AFM Sales Slow but Steady

The Hollywood Reporter
AFM Sales Slow but Steady

Buyers who gorged themselves in Berlin,Cannes and Toronto arrived at AFM with less of an appetite than in previous years and seemed content to pick over the market’s offerings without feeling the need to dig in.

The traffic in the halls and offices of the Loews Hotel was noticeably down from last year as international distributors griped about lack of big titles on offer.

“I definitely think there are fewer films out there — fewer big-budget movies, fewer action-packed films and less volume, full stop,” said Alex Walton of Exclusive Media. “People bought a lot at Cannes and at Toronto; many buyers have full slates and don’t need another movie. But people are still here looking for movies and are ready to pay the right money for them.”Walton and other sellers noted that they had toned down their expectations in light of the sagging European market.

“With the European economy still in bad shape, we could only count on the more established territories like France, Germany or England,” said Ricky Tse, head of distribution and sales at Hong Kong’s Media Asia. “Italy’s not looking well, and the Greeks have basically disappeared.”

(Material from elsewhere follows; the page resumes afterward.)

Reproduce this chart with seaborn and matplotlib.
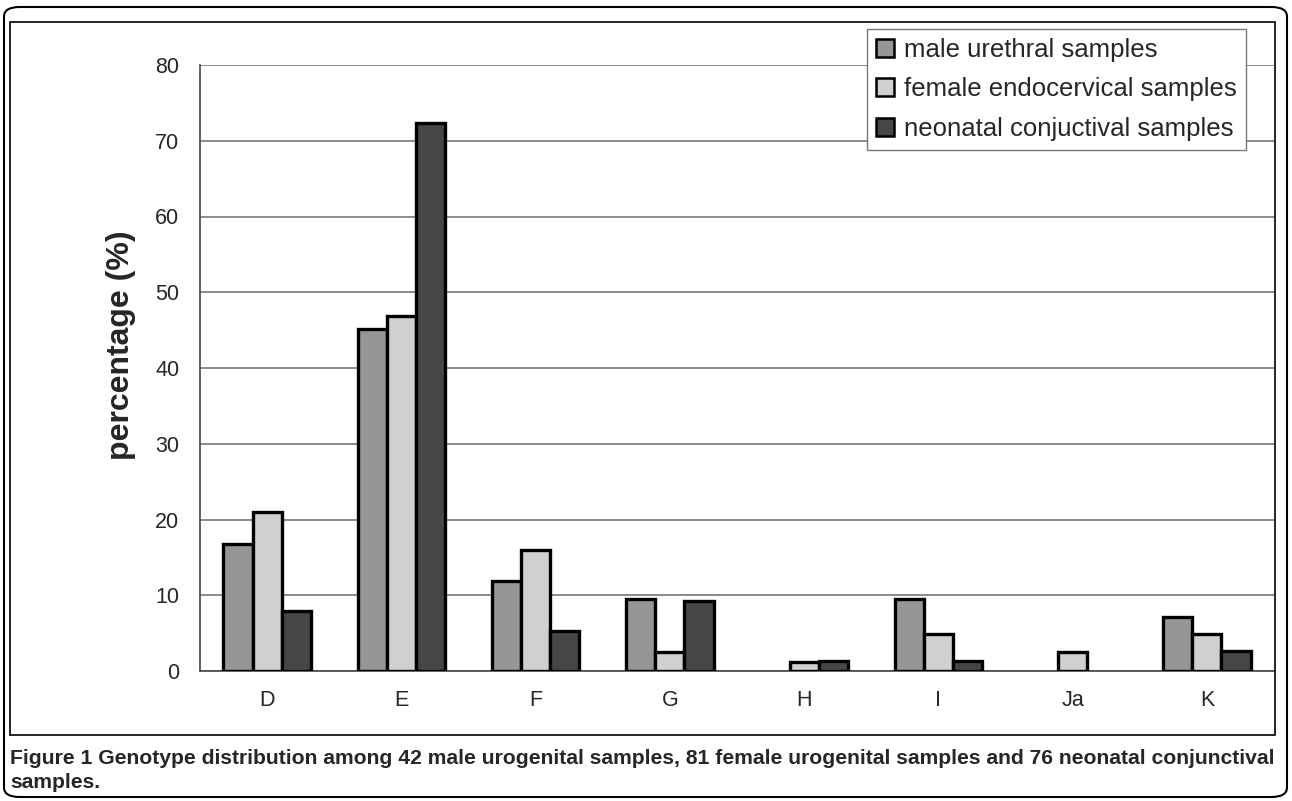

But there were some buzz titles: Anything targeting the 50-plus “bestagers” market with an A-list cast was hot; see the global sales success of Al Pacino-Jeremy Renner starrer Imagine from Mr. Smith Entertainment or Foresight’s And So It Goes with Michael Douglas and Diane Keaton. And distributors looking for the next teen fantasy franchise —now that Twilight is wrapping up and the remaining Hunger Games films have sold out worldwide — scoured the market for promising titles.

But there was little on offer. Mr.Smith’s The Mortal Instruments:City of Bones sold out before AFM kicked off, and the Inferno’s project The Fallen, based on Lauren Kate’s hit teen fantasy novels about fallen angels and forbidden love, had nothing to show except the book, with no script, director or cast attached.

Incompletely packaged projects abounded at AFM this year, from Alcon’s brainy sci-fi film Transcendence, which Johnny Depp is in negotiations to star in but doesn’t have a start date, to the untitled high-concept “teens vs. aliens” feature which Sony Pictures will produce and Good Universe is selling but which has nothing but the concept to sell.

“There are an extremely large number of films where the script isn’t finished or there’s no cast or director in place,” said Martin Moskowicz, head of film and TV at German mini-major Constantin Film. “Projects are being shown at a stage where, in the past, they would have held back till  Berlin or Cannes.”

Clarence Tsui contributed to this report.